Characterization: 2/10. A bit harsh, I know, but I don’t feel like I learned anything about any of the characters.
Clarity: 4/10. I understood most of the plot, other than the connection between the political campaign and selling the house. But I was far more confused by the characters. I learned most of their names, sure. But I don’t feel like I have a complete list in my head of which characters are Adams foster children and which are friends of theirs. And I get the feeling that I merged several characters (thinking two different people were the same person) and split others (thinking that the same person in two different scenes was two different people). There were at least a few whose names were never mentioned across the whole episode. And even after rewatching the relevant scenes, I don’t have a clue where I got the idea that Corey’s name was Cole.

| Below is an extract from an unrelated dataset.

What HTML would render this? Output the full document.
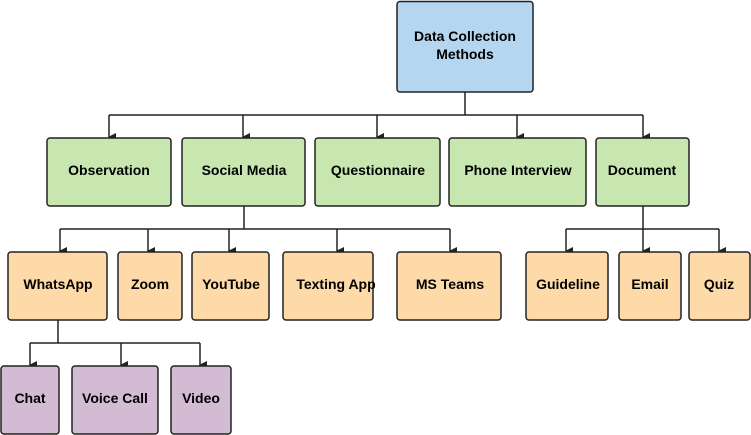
<!DOCTYPE html>
<html><head><style>
body{margin:0;background:#fff;width:751px;height:435px;overflow:hidden}
svg{display:block}
text{font-family:"Liberation Sans",sans-serif;font-weight:bold;font-size:14px;fill:#000;text-anchor:middle}
rect{stroke:#222;stroke-width:1.5}
.b{fill:#b4d6f0}.g{fill:#c8e6b0}.o{fill:#fddaa8}.p{fill:#d3bbd3}
path{stroke:#222;stroke-width:1.5;fill:none}
</style></head><body>
<svg width="751" height="435" viewBox="0 0 751 435">
<defs><marker id="a" markerWidth="8" markerHeight="8" refX="4" refY="7" orient="auto" markerUnits="userSpaceOnUse"><path d="M0,0 L8,0 L4,8 Z" style="fill:#222;stroke:none"/></marker></defs>
<path d="M465 92V115M109 115H643"/>
<path d="M109 115V137" marker-end="url(#a)"/><path d="M243 115V137" marker-end="url(#a)"/><path d="M377 115V137" marker-end="url(#a)"/><path d="M517 115V137" marker-end="url(#a)"/><path d="M643 115V137" marker-end="url(#a)"/>
<path d="M244 206V229M60 229H450"/>
<path d="M60 229V251" marker-end="url(#a)"/><path d="M148 229V251" marker-end="url(#a)"/><path d="M229 229V251" marker-end="url(#a)"/><path d="M337 229V251" marker-end="url(#a)"/><path d="M450 229V251" marker-end="url(#a)"/>
<path d="M643 206V229M566 229H719"/>
<path d="M566 229V251" marker-end="url(#a)"/><path d="M643 229V251" marker-end="url(#a)"/><path d="M719 229V251" marker-end="url(#a)"/>
<path d="M58 320V343M30 343H200"/>
<path d="M30 343V365" marker-end="url(#a)"/><path d="M121 343V365" marker-end="url(#a)"/><path d="M200 343V365" marker-end="url(#a)"/>
<rect class="b" x="397" y="1.5" width="136" height="90.5" rx="3"/>
<text x="465" y="41">Data Collection</text><text x="465" y="59">Methods</text>
<rect class="g" x="47" y="138" width="124" height="68" rx="3"/><text x="109" y="175">Observation</text>
<rect class="g" x="182" y="138" width="123" height="68" rx="3"/><text x="244" y="175">Social Media</text>
<rect class="g" x="315" y="138" width="125" height="68" rx="3"/><text x="378" y="175">Questionnaire</text>
<rect class="g" x="449" y="138" width="137" height="68" rx="3"/><text x="518" y="175">Phone Interview</text>
<rect class="g" x="596" y="138" width="93" height="68" rx="3"/><text x="642" y="175">Document</text>
<rect class="o" x="8" y="252" width="99" height="68" rx="3"/><text x="58" y="289">WhatsApp</text>
<rect class="o" x="118" y="252" width="64" height="68" rx="3"/><text x="150" y="289">Zoom</text>
<rect class="o" x="192" y="252" width="77" height="68" rx="3"/><text x="231" y="289">YouTube</text>
<rect class="o" x="283" y="252" width="90" height="68" rx="3"/><text x="336" y="289">Texting App</text>
<rect class="o" x="397" y="252" width="104" height="68" rx="3"/><text x="450" y="289">MS Teams</text>
<rect class="o" x="526" y="252" width="82" height="68" rx="3"/><text x="568" y="289">Guideline</text>
<rect class="o" x="619" y="252" width="62" height="68" rx="3"/><text x="650" y="289">Email</text>
<rect class="o" x="689" y="252" width="61" height="68" rx="3"/><text x="719" y="289">Quiz</text>
<rect class="p" x="1" y="366" width="58" height="68" rx="3"/><text x="30" y="403">Chat</text>
<rect class="p" x="72" y="366" width="86" height="68" rx="3"/><text x="115" y="403">Voice Call</text>
<rect class="p" x="171" y="366" width="60" height="68" rx="3"/><text x="201" y="403">Video</text>
</svg>
</body></html>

And the sheer number of relationships that everybody is in! There were at least two per character and I can’t name half of them. Everyone on screen should just start a polyamorous commune and be done with it.
Closure: 7/10. It’s weird to refer to a lot of couples breaking up as “closure”, but if the show was all about their relationships, that’s one way to do it. The show made clear that it considered the house itself to be a character, and provided important closure there (though it would’ve been nice to have a scene where they talk to the new owner about what the house means to them).
I do have a bit of trouble, since I still can’t keep all the characters straight, figuring out which ones did and did not get resolutions in the end. I know there are at least one or two who didn’t.
Do I want to watch the series now?
I’m interested in seeing one or two representative episodes (feel free to send me suggestions) to get a sense of how the show interweaves its political views with these characters’ lives. But overall there’s too much teen relationship drama, which just doesn’t interest me.